Some Web hosting companies won’t allow you to edit your .htaccess file.  It’s there; you just don’t have access to it.  You can install WordPress plugins to allow you to do that but if you make a mistake your entire site goes offline immediately and then you have to reinstall WordPress from scratch.  Make a full backup of your UPLOADS directory and SQL database before editing .htaccess through a plugin.

Some people are using plugins to maintain firewalls on their blogs.  These plugins may or may not be able to block SEMalt and similar rogue services.  You may be able to maintain the block list yourself.

Search for “CIDR record lookup” or “ASN record lookup” to find a tool where you type in a full IP address and see the CIDR range to which it is assigned.

UPDATE: Michael sent us new code to use to block SEMalt:

# Block SEMalt botnet
SetEnvIfNoCase Referer fbdownloader.com spammer=yes
SetEnvIfNoCase Referer descargar-musicas-gratis.com spammer=yes
SetEnvIfNoCase Referer baixar-musicas-gratis.com spammer=yes
SetEnvIfNoCase Referer savetubevideo.com spammer=yes
SetEnvIfNoCase Referer srecorder.com spammer=yes
SetEnvIfNoCase Referer kambasoft.com spammer=yes
SetEnvIfNoCase Referer semalt.com spammer=yes

Order allow,deny
Allow from all
Deny from env=spammer

About Michael Martinez

Michael Martinez has been developing and promoting Websites since 1996 and began practicing search engine optimization in 1998.  He is the principal author of the SEO Theory blog. 

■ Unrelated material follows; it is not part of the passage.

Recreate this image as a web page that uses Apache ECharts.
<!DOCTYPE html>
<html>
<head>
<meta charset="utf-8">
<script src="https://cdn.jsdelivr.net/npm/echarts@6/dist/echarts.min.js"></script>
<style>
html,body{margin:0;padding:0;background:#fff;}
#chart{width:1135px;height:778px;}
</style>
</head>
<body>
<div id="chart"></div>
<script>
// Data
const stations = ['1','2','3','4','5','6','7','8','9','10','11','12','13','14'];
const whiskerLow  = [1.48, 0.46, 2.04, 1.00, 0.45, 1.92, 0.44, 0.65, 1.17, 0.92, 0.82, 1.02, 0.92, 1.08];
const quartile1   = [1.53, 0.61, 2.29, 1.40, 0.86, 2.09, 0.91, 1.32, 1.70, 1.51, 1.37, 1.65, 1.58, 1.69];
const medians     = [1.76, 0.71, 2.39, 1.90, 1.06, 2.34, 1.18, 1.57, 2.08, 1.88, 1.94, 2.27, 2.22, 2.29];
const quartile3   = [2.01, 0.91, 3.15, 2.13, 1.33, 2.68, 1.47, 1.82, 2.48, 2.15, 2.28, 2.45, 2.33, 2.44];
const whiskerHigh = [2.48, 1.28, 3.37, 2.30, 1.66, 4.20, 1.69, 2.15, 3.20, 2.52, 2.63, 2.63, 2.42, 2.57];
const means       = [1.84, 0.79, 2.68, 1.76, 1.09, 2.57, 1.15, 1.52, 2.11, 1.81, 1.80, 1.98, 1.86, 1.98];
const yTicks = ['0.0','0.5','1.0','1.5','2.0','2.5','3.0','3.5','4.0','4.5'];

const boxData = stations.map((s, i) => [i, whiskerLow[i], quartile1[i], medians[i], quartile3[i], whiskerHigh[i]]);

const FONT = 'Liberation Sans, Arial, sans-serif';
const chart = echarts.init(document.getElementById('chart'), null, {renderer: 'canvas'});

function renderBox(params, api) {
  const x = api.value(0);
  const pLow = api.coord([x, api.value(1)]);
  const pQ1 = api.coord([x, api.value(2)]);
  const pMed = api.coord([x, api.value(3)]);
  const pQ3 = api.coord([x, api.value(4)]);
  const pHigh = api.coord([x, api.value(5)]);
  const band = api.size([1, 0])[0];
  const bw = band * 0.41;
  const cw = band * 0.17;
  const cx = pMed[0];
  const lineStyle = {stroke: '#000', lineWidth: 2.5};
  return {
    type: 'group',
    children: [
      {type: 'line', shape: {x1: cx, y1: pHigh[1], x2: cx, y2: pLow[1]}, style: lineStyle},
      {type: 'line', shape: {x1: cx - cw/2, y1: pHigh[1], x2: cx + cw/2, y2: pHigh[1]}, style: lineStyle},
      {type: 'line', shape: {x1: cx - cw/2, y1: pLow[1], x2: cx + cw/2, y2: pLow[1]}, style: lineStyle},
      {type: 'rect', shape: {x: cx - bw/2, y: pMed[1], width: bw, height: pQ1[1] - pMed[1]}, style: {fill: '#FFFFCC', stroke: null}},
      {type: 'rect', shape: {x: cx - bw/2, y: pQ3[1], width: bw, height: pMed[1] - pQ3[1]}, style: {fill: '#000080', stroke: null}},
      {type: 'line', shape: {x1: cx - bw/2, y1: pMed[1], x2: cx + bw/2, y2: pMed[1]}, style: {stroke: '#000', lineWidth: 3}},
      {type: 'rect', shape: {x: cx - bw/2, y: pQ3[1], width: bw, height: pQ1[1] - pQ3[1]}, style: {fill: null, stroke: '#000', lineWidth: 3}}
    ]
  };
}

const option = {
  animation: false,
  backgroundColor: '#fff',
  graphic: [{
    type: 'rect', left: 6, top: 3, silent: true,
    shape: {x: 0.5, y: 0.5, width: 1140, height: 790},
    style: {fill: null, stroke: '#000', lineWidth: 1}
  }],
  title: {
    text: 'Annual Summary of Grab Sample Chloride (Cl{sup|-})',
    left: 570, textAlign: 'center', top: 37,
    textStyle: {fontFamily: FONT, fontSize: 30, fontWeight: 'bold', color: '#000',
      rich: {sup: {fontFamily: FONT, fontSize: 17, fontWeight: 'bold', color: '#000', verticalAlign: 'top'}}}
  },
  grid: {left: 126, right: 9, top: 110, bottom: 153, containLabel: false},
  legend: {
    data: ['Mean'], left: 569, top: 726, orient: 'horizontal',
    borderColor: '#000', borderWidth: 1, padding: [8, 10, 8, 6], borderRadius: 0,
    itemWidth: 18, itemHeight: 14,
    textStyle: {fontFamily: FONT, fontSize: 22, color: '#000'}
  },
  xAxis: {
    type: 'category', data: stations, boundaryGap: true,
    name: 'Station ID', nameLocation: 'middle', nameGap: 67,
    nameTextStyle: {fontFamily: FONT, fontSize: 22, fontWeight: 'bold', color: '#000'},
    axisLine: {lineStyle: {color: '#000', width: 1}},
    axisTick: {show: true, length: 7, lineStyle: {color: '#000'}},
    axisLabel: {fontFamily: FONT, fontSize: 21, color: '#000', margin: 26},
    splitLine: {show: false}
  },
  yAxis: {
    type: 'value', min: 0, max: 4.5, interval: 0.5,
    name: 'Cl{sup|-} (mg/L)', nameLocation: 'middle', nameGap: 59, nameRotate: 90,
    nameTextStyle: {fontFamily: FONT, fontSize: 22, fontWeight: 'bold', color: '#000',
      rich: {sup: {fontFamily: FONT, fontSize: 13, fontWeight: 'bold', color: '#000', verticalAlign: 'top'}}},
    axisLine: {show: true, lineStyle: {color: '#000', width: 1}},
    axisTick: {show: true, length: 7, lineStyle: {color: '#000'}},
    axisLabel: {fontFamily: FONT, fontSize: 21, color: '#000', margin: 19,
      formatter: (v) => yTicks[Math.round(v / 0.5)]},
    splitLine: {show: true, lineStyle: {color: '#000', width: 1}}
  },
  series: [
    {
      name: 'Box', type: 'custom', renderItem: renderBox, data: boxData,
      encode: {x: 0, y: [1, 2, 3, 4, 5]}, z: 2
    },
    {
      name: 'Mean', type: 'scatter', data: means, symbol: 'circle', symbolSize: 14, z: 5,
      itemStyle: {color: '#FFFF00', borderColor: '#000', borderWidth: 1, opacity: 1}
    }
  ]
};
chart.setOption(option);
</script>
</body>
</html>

  • http://www.brickmarketing.com/ Nick Stamoulis

    I’ve seen that SEMalt bot show up in every single one of my clients’ reports for the last few months…and not in small numbers! It stinks because it skews the data.

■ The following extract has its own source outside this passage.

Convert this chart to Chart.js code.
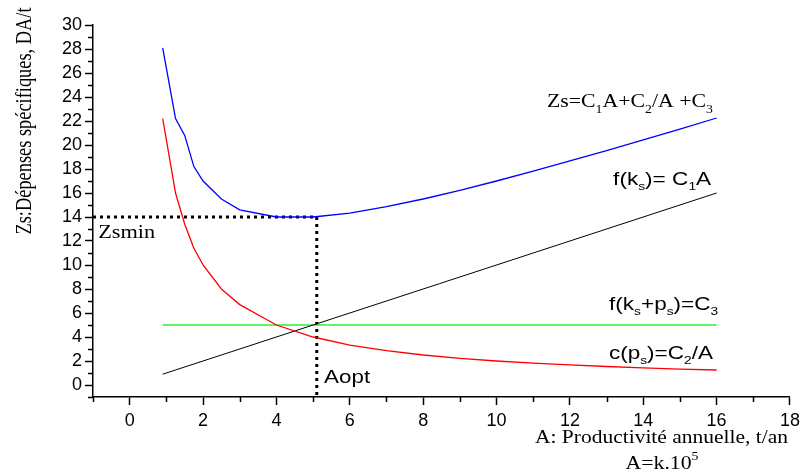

  • http://infolific.com/technology/ Marios Alexandrou

    I’m currently trying out blocking Amazon’s published list of cloud IPs. The reasoning is that bots are likely taking advantage of what’s arguably the biggest and most cost-effective resource. However, I know that there are also legitimate users such as social media monitoring tools. So do I want to exclude my site from those? Still thinking about that…

  • Emil

    Thanks for sharing, just what I was looking for.